Ingve hasn’t abandoned acanthus carving by any means, but he has totally embraced figure carving as well and has joined Kjersti in several classes that Refsal has taught throughout Norway. He has even been asked to teach the technique himself and, at the beginning of September, the couple traveled to Decorah to study with Refsal again, this time at Vesterheim Museum, which has been so instrumental in reviving and preserving an interest in Norwegian folk art in both the United States and in Norway.

The Holms and Refsal explain the revival of interest in the folk arts—between generations and between the two countries—by citing something they call Hansen’s Law, after Marcus Lee Hansen who framed it: “The third generation tries to remember what the second generation tries to forget.”

Initially the generation just after immigration tends to abandon its culture and customs and strives to blend in—something as true today as it was in the nineteenth century. Then the following generation seeks to recapture what was abandoned. Because language is among the first things lost in cultural assimilation, Refsal explains, the folk arts make a perfect way for subsequent generations to recapture the past, because they aren’t language-based. You don’t need to know a syllable of Norwegian to carve in the Norwegian style. The folk arts are a tangible, non-verbal connection to our past.

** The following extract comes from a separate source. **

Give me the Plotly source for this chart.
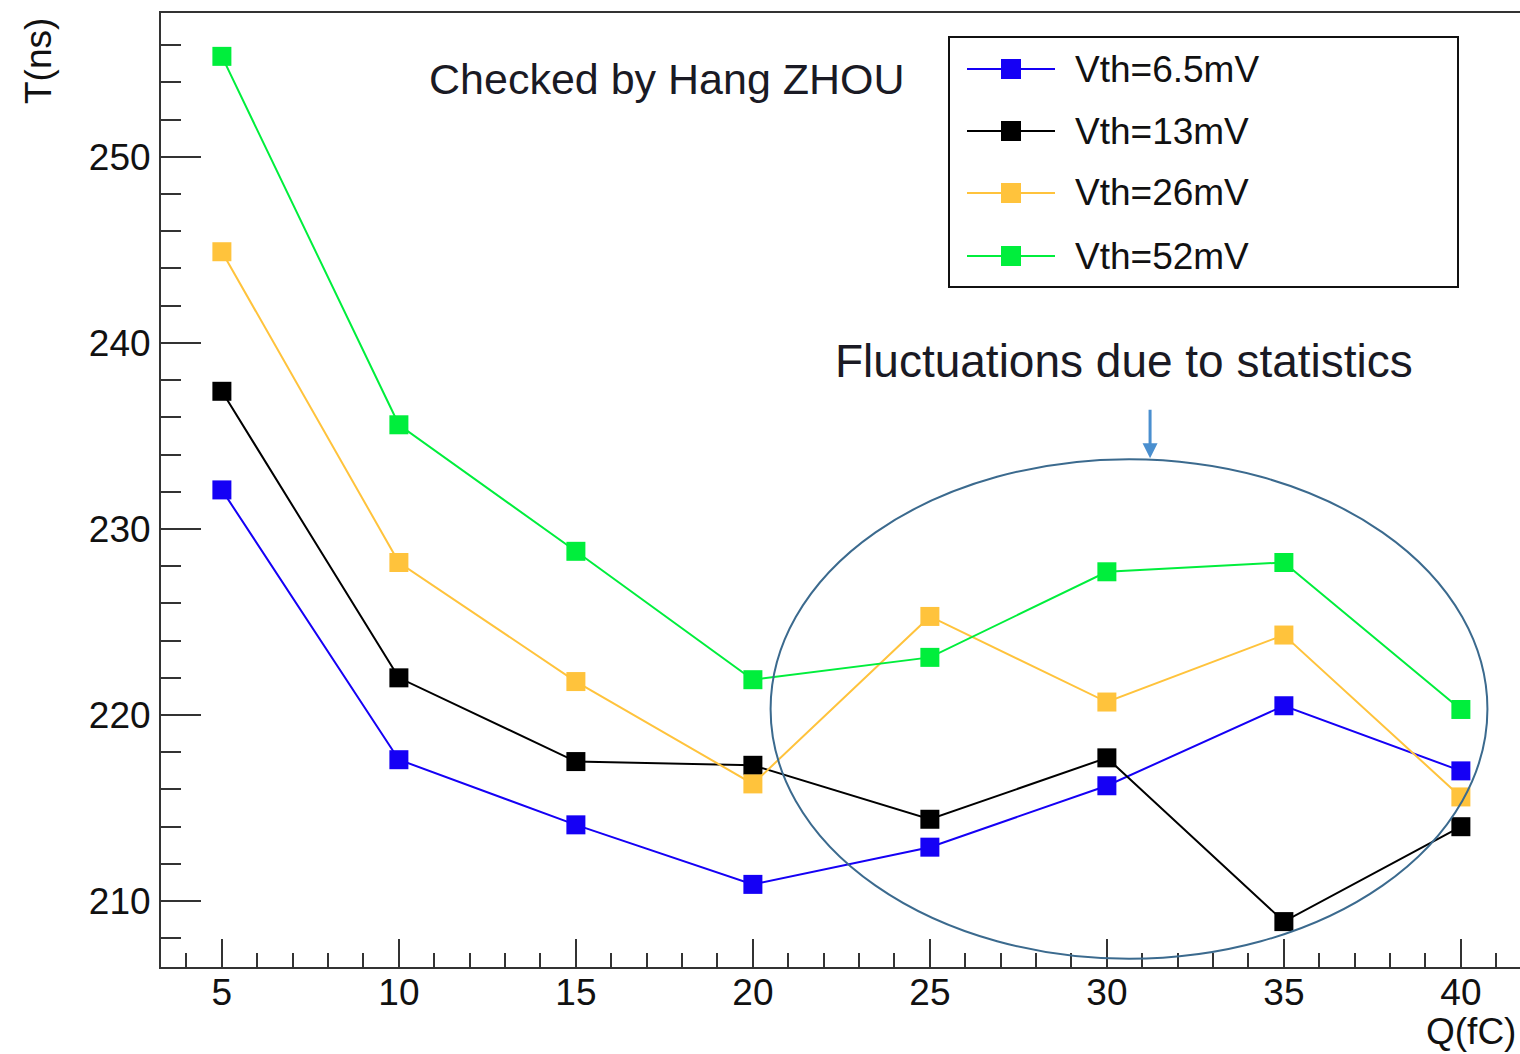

Hansen’s Law explains what happened in Norway, too, the Holms say. As the nineteenth century became the twentieth century, Norwegians lost interest in their folk arts, especially in urban areas. They were replaced by the “form follows function” spareness of modern Scandinavian design. Now that is changing, Kjersti says, and interior designers seek to include at least one old piece in a home. Knitting never fell out of fashion because of its obvious utilitarian aspects, she says, but now more Norwegians are interested in learning other traditional folk arts—like carving, decorative painting, and knifemaking—that have fallen more out of favor, she says, and often they turn to America for instruction and inspiration.

In a way, Norwegian Americans are returning to Norway the folk culture immigrants brought with them. The child teaches the parent, art forms are reborn.